Dublin city authorities are due to meet today to try and resolve an impasse that led to the cancelation of five concerts by U.S. singer Garth Brooks.
Some 400,000 people, the equivalent of about one in 10 of the Irish population, had been due to attend the shows later this month, before city authorities refused permission for two of the concerts.
Brooks, a top-selling U.S. artist who has sold more than 123 million albums during his career, this week canceled all the remaining concerts, before yesterday suggesting in an e-mail to his Irish promoter that he would perform if the “powers that be” could intervene to ensure all five shows went head.

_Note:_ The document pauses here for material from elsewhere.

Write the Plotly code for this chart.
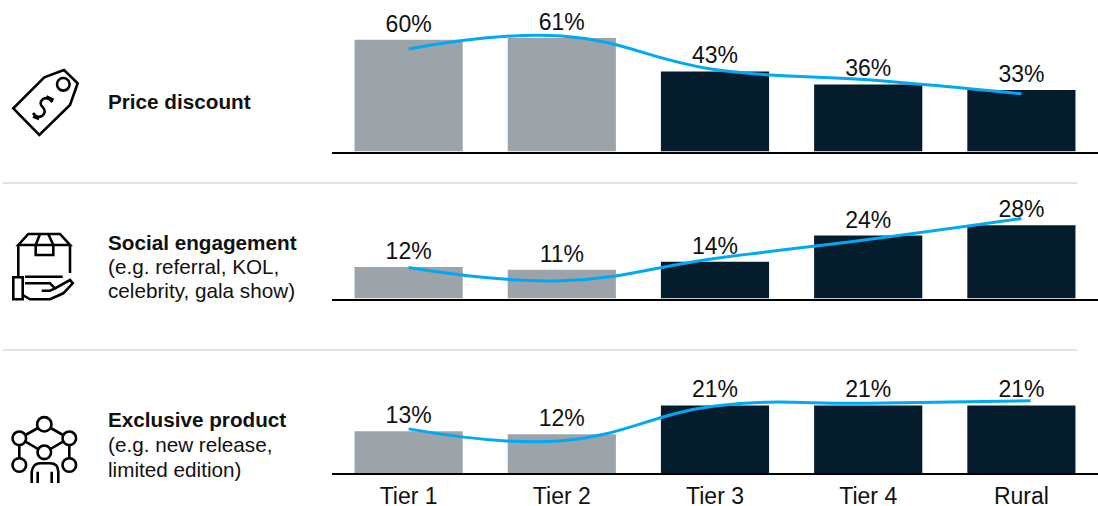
import plotly.graph_objects as go

W, H = 1098, 506
tiers = ["Tier 1", "Tier 2", "Tier 3", "Tier 4", "Rural"]
tier_pos = [0, 1, 2, 3, 4]

price_bars = [60, 61, 43, 36, 33]
social_bars = [12, 11, 14, 24, 28]
exclusive_bars = [13, 12, 21, 21, 21]

price_line = [55, 62, 44, 38.5, 31]
social_line = [11.8, 6.8, 15.3, 22.5, 30.5]
exclusive_line = [13.7, 10, 20.8, 21.7, 22.4]
line_x_price = [0, 1, 2, 3, 4]
line_x_social = [0, 1, 2, 3, 4]
line_x_exclusive = [0, 1, 2, 3, 4.06]

label_lines = [
    ("<b>Price discount</b>", 101.5),
    ("<b>Social engagement</b>", 242.5),
    ("(e.g. referral, KOL,", 266.5),
    ("celebrity, gala show)", 290.5),
    ("<b>Exclusive product</b>", 419.5),
    ("(e.g. new release,", 444.5),
    ("limited edition)", 469),
]

GREY, NAVY, BLUE = "#9CA3A9", "#051C2C", "#00A9F4"
bar_colors = [GREY, GREY, NAVY, NAVY, NAVY]
FONT = "Liberation Sans, Arial, sans-serif"
INK = "#111111"

# row: bars, line, line x, baseline px, top px, px per unit
rows = [
    (price_bars, price_line, line_x_price, 151.5, 0, 1.862),
    (social_bars, social_line, line_x_social, 298.5, 190, 2.62),
    (exclusive_bars, exclusive_line, line_x_exclusive, 473, 360, 3.22),
]

fig = go.Figure()
layout_axes = {}
for i, (bars, line, lx, base, top, scale) in enumerate(rows, start=1):
    s = "" if i == 1 else str(i)
    fig.add_trace(go.Bar(x=tier_pos, y=bars, xaxis=f"x{s}", yaxis=f"y{s}", width=0.706,
                         marker=dict(color=bar_colors, line=dict(width=0)),
                         text=[f"{v}%" for v in bars], textposition="outside", cliponaxis=False,
                         textfont=dict(size=23, color=INK, family=FONT)))
    fig.add_trace(go.Scatter(x=lx, y=line, xaxis=f"x{s}", yaxis=f"y{s}", mode="lines", cliponaxis=False,
                             line=dict(color=BLUE, width=3, shape="spline", smoothing=1.2)))
    layout_axes[f"xaxis{s}"] = dict(domain=[332 / W, 1098 / W], range=[-0.5, 4.5], anchor=f"y{s}",
                                    showgrid=False, zeroline=False, showline=True, linecolor="#000000",
                                    linewidth=2, ticks="", tickmode="array", tickvals=tier_pos,
                                    ticktext=tiers if i == 3 else [""] * 5,
                                    showticklabels=i == 3, ticklabelstandoff=1,
                                    tickfont=dict(size=23, color=INK, family=FONT))
    layout_axes[f"yaxis{s}"] = dict(domain=[(H - base) / H, (H - top) / H], range=[0, (base - top) / scale],
                                    anchor=f"x{s}", visible=False)
layout_axes["xaxis4"] = dict(domain=[0, 1], range=[0, W], visible=False, anchor="y4", fixedrange=True)
layout_axes["yaxis4"] = dict(domain=[0, 1], range=[H, 0], visible=False, anchor="x4", fixedrange=True)

ICON_W = 2.6


def path(d, width=ICON_W):
    return dict(type="path", xref="x4", yref="y4", path=d, line=dict(color="#000000", width=width))


def circle(cx, cy, r, width=ICON_W):
    return dict(type="circle", xref="x4", yref="y4", x0=cx - r, x1=cx + r, y0=cy - r, y1=cy + r,
                line=dict(color="#000000", width=width))


def rule(y):
    return dict(type="line", xref="x4", yref="y4", x0=3, x1=1077, y0=y, y1=y,
                line=dict(color="#D9D9D9", width=1.5))


shapes = [rule(183), rule(350)]
# price tag icon
shapes += [
    path("M13.3,108.3 L39.3,135 L70,105 L77.7,83.3 L64,70 L44.3,77.3 Z"),
    circle(63.3, 84.3, 6.3),
    path("M52.5,102 Q47,96 42.5,99.5 Q38.5,103.5 43,107.5 Q47,112 42,116 Q37,118.5 33,113"),
    path("M46.5,96.5 L53.5,100 M33,116.5 L39,119"),
]
# box in hand icon
shapes += [
    path("M18.3,245 L28.3,234 L60,234 L70,245 Z"),
    path("M18.3,245 L18.3,276 M70,245 L70,273"),
    path("M40,234 L35.7,245 L35.7,255 L53.3,255 L53.3,245 L48.3,234"),
    path("M13.3,277.3 L22.7,277.3 L22.7,299.3 L13.3,299.3 Z"),
    path("M25,276.7 L62.7,276.7"),
    path("M25,283.3 L50,283.3 L55,288.3 L50,290.7 L41.7,290.7"),
    path("M55,288.3 L70,280 L72.7,283.3 L63.3,293.3 L50,299.3 L30,299.3 L22.7,295"),
]
# network and person icon
shapes += [
    circle(44.3, 424.3, 7.2), circle(19.3, 438.3, 6.8), circle(69.3, 438.3, 6.8),
    circle(44.3, 452.3, 6.8), circle(19.3, 465, 6.8), circle(69.3, 465, 6.8),
    path("M38,428 L25.5,435 M50.7,428 L63,435 M25.5,441.7 L38,449 M63,441.7 L50.5,449"),
    path("M19.3,445 L19.3,458 M69.3,445 L69.3,458"),
    path("M31.7,483 L31.7,471.7 Q33.3,463.3 40,463.3 L50,463.3 Q58.3,463.3 58.3,471.7 L58.3,483"),
    path("M37.7,471.7 L37.7,483 M51.7,471.7 L51.7,483"),
]

annotations = [
    dict(xref="x4", yref="y4", x=106, y=y, text=t, showarrow=False, xanchor="left", yanchor="middle",
         align="left", font=dict(size=20.7, color=INK, family=FONT))
    for t, y in label_lines
]

fig.update_layout(width=W, height=H, autosize=False,
                  margin=dict(l=0, r=0, t=0, b=0, autoexpand=False), showlegend=False,
                  plot_bgcolor="rgba(0,0,0,0)", paper_bgcolor="#FFFFFF", barmode="overlay", shapes=shapes,
                  annotations=annotations, font=dict(family=FONT), **layout_axes)
fig.write_html("out.html", post_script="document.body.style.margin='0';", config={"displayModeBar": False})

The Brooks controversy is dominating the media in Ireland, leading news bulletins and newspapers, and has been discussed in parliament by Prime Minister Enda Kenny. The city’s mayor Christy Burke said today he’ll meet with Dublin City Council’s chief executive to try and resolve the matter.
“The nation is crying out for it to be resolved,” Burke said in an interview with RTE Radio today. He said the Mexican ambassador in Ireland had offered to mediate, and that some local residents wanted U.S. President Barack Obama to get involved.
Dublin City Council refused permission for two of the shows, amid objections from some residents around Croke Park, where the five concerts were due to be held.
Paddy Power Plc, Ireland’s largest bookmaker, today suspended bets on the shows taking place.
“After relentless backing from suspicious Stetson wearing punters in Paddy Power shops from Letterkenny to Listowel it means that all bets are off but the gigs look to be very much on,” the Dublin-based company said.